12/07/2025
07:40 AM

¡Misericordia, Señor, he pecado!

¿Quién se libra de no caer y ofender a Dios? El pecado nos acompaña desde el principio de la creación del ser humano, (caída de Adán y Eva), y en la historia hay un reguero de sangre, guerras, invasiones, pleitos por poder, trastornando todo lo bueno creado por Dios por causa de nuestra rebeldía y egoísmo. También el pecado está con nosotros desde nuestro nacimiento: “Mira, culpable nací, pecador me concibió mi madre”, Sal 50,7. Ya desde niños desobedecemos, nos encaprichamos y manifestamos nuestro sutil egoísmo y nos enfrentamos como rivales a los que nos quieren quitar algo. Con los años va creciendo la soberbia, ensalzando grotescamente el “ego” que nos convierte en idólatras de nosotros mismos. Aparecen, gracias a ese pecado el orgullo, la vanidad y la envidia. Mató Caín a Abel, su propio hermano por ese proceso degradante que comenzó con el “¿no quieren ser como dioses?” de sus padres. No soportó la perfección de su hermano.

La conciencia de pecado es sana, una bendición que nos libra de seguir atentando contra nosotros, los demás y ofendiendo a Dios. David gracias al profeta Natán se dio cuenta del gran pecado que cometió. Todo empezó así: no fue a la guerra cuando él era el gran líder y héroe militar, abandonando a su ejército y quedándose ocioso y haragán en su palacio; después, le arrebató la esposa al general Urías que sí estaba en la guerra por Israel; luego, lo manda al frente de batalla para que lo mataran, cosa que sucedió y así quedar tranquilo. Natán se enfrentó a él con la “parábola de la “única oveja que tenía el campesino”. Se le iluminó la mente, tomó conciencia David de su pecado y clamó al cielo llorando: “Ten misericordia de mí Señor, por tu bondad, por tu inmensa compasión borra mi culpa, lava del todo mi delito y limpia mi pecado. Porque yo reconozco mi culpa, y tengo presente siempre mi pecado”, Sal 50,3-5. David se enfrentó a su verdad, comprendió que Dios lo había ungido para ser caudillo y liberador, no opresor ni explotador.

Y esta conciencia no es masoquismo, sino encuentro con la verdad y la “verdad nos hace libres”. “Tú quieres la sinceridad interior y en lo íntimo me inculcas sensatez”, Sal 50,8. Es saludable hacer un inventario de nuestros actos y ver cuáles son las actitudes que nos llevan al mal.

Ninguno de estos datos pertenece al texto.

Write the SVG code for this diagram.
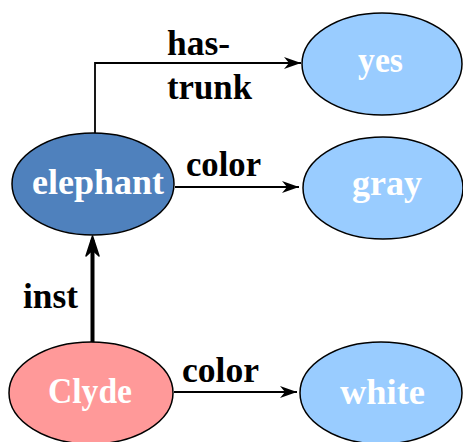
<svg xmlns="http://www.w3.org/2000/svg" width="463" height="442" viewBox="0 0 463 442">
<style>
.n{stroke:#000;stroke-width:1.5}
.t{font-family:"Liberation Serif","Times New Roman",serif;font-weight:bold;font-size:35px}
.w{fill:#fff}
.b{fill:#000}
.c{fill:none;stroke:#000;stroke-width:1.8}
</style>
<defs>
<marker id="ah" markerUnits="userSpaceOnUse" markerWidth="18" markerHeight="14" refX="17" refY="7" orient="auto">
<path d="M0,1 L17,7 L0,13 L5,7 Z" fill="#000"/>
</marker>
</defs>
<g id="connectors">
<path class="c" d="M95,133 V63 H301" marker-end="url(#ah)"/>
<path class="c" d="M175,187 H299" marker-end="url(#ah)"/>
<path class="c" d="M174,392 H297" marker-end="url(#ah)"/>
<path fill="none" stroke="#000" stroke-width="4" d="M92.5,343 V240"/>
<path d="M92.5,236 L86,256 L92.5,250 L99,256 Z" fill="#000" stroke="#000" stroke-width="1.5" stroke-linejoin="round"/>
<text class="t b" x="167" y="55" textLength="63" lengthAdjust="spacingAndGlyphs">has-</text>
<text class="t b" x="167" y="99" textLength="85" lengthAdjust="spacingAndGlyphs">trunk</text>
<text class="t b" x="186" y="176" textLength="75" lengthAdjust="spacingAndGlyphs">color</text>
<text class="t b" x="182" y="382" textLength="77" lengthAdjust="spacingAndGlyphs">color</text>
<text class="t b" x="23" y="308" textLength="55" lengthAdjust="spacingAndGlyphs">inst</text>
</g>
<g id="elephant">
<ellipse class="n" cx="93" cy="184" rx="81" ry="51" fill="#4F81BD"/>
<text class="t w" x="32" y="194" textLength="132" lengthAdjust="spacingAndGlyphs">elephant</text>
</g>
<g id="yes">
<ellipse class="n" cx="382" cy="64" rx="80" ry="51" fill="#99CCFF"/>
<text class="t w" x="358" y="72" textLength="45" lengthAdjust="spacingAndGlyphs">yes</text>
</g>
<g id="gray">
<ellipse class="n" cx="383" cy="188" rx="80" ry="51" fill="#99CCFF"/>
<text class="t w" x="352" y="195" textLength="70" lengthAdjust="spacingAndGlyphs">gray</text>
</g>
<g id="Clyde">
<ellipse class="n" cx="91" cy="393" rx="82" ry="51" fill="#FF9999"/>
<text class="t w" x="48" y="403" textLength="84" lengthAdjust="spacingAndGlyphs">Clyde</text>
</g>
<g id="white">
<ellipse class="n" cx="381" cy="393" rx="81" ry="51" fill="#99CCFF"/>
<text class="t w" x="340" y="404" textLength="85" lengthAdjust="spacingAndGlyphs">white</text>
</g>
</svg>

La señal más clara del pecado: la destrucción que hago a otros o a mí mismo por mis actos. El pecado no construye, sino pulveriza, rompe, desbarata, hace pedazos todo lo que es vida: la misma vida humana, la dignidad de la gente, el derecho a participar del bien común, las relaciones interpersonales, la integridad de las comunidades, alianzas y compromisos, el equilibrio de la naturaleza, la comunión con Dios. Es el pecado un agente monstruoso de Satanás. La gracia de Dios une, construye, edifica, engrandece, purifica, ennoblece, dignifica.

El pecado directamente atenta contra Dios al atentar contra la creación. El Señor quiere que se mantenga y promueva la vida, que se respete lo sagrado, que se proteja lo creado, que se guarden y se perfeccionen todas las relaciones interpersonales, se avive la solidaridad y se construya el Reino de Dios en la tierra, donde impere la justicia y la paz, la fraternidad y el compartir el bien común entre todos, incluyendo a los desechados, a los más pobres y abandonados, los preferidos de Dios. “Contra ti, contra ti solo pequé, cometí la maldad ante tus ojos; así serás justo cuando juzgues e irreprochable cuando sentencies”, Sal 50, 6. El hijo pródigo vio en su alma la relación directa que había entre la ofensa y el dolor que le había causado a su padre y su relación con Dios: “Papá, he pecado contra Dios y te he ofendido…”, Lucas, 15,21. Se arrepintió al tomar conciencia de toda la degradación sufrida como persona, la destrucción de la herencia entregada, la frustración de los planes de su padre, y volvió a la casa paterna, reconciliándose con su papá y con Dios.

La aspiración nuestra: la purificación de todo lo malo en el corazón: “Rocíame con el hisopo y quedaré limpio… de mi pecado tu vista y borra todas mis culpas. Crea en mí, oh Dios, un corazón puro, renueva en mi interior un espíritu firme”, Sal 50,9-12. Debemos combatir el pecado que está dentro de nosotros, el enemigo más mortal que tenemos, el que nos puede destruir integralmente, el que combina los deseos malos, las actitudes perniciosas y luego los actos destructivos. Esto solo se puede hacer con el poder del Dios misericordioso y santo, con quien somos invencibles.